How big is the shipment favorability that reverses in Q3, and when do innovation benefits show? (UBS)
About a point of favorability from higher shipments ahead of consumption, largely tied to the final January ERP manufacturing phase prebuild, will reverse in Q3; most innovation shelf resets occur late Q3 or early Q4, so a significant share ramp is expected then.
How should we think about price mix and the back-half gross margin drivers? (Citi)
Price mix is expected to be about a 1-point headwind for the year (Q2 about flat) from value-seeking and channel shifting, partially offset by net revenue management; back-half gross margin expands versus a contracting front half on higher cost-savings run rate, falling ERP stabilization costs, and about 50 bps from the Glad JV termination, with Q3 about flat and solid Q4 expansion.
Why is there still a digital/ERP investment adjustment if the ERP is done? (Evercore)
The company is wrapping up the five-year digital transformation investment, with about $0.08 of adjustment in Q3 being the last; ongoing technology investment continues within the P&L, generally offset by productivity savings from automation.

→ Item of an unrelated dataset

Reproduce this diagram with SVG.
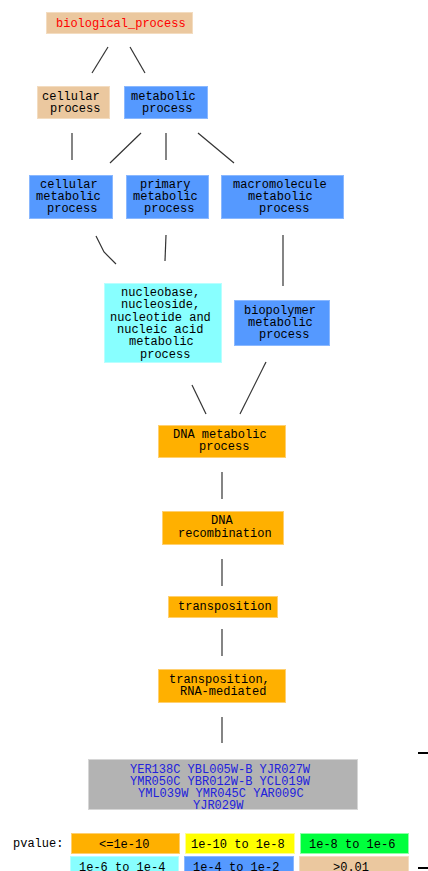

Would you take price investment off the table given the pressured consumer? (BNP Paribas)
No; the company has made selective, disciplined strategic price investments (notably in trash bags and some home care) funded by holistic margin management, and would do more if needed, while noting private label was up only 0.1 share point and consumers still want brands.
What is the risk of distraction or destocking as activity shifts to club and e-commerce? (Raymond James / TD Cowen)
RGM capabilities let the company design the right pack for each retailer at scale; trade-up to larger sizes in club is offset by downward sizing pressure in dollar channels, keeping price mix in a reasonable range; enterprise retail inventory levels are about where expected with no material destocking flagged.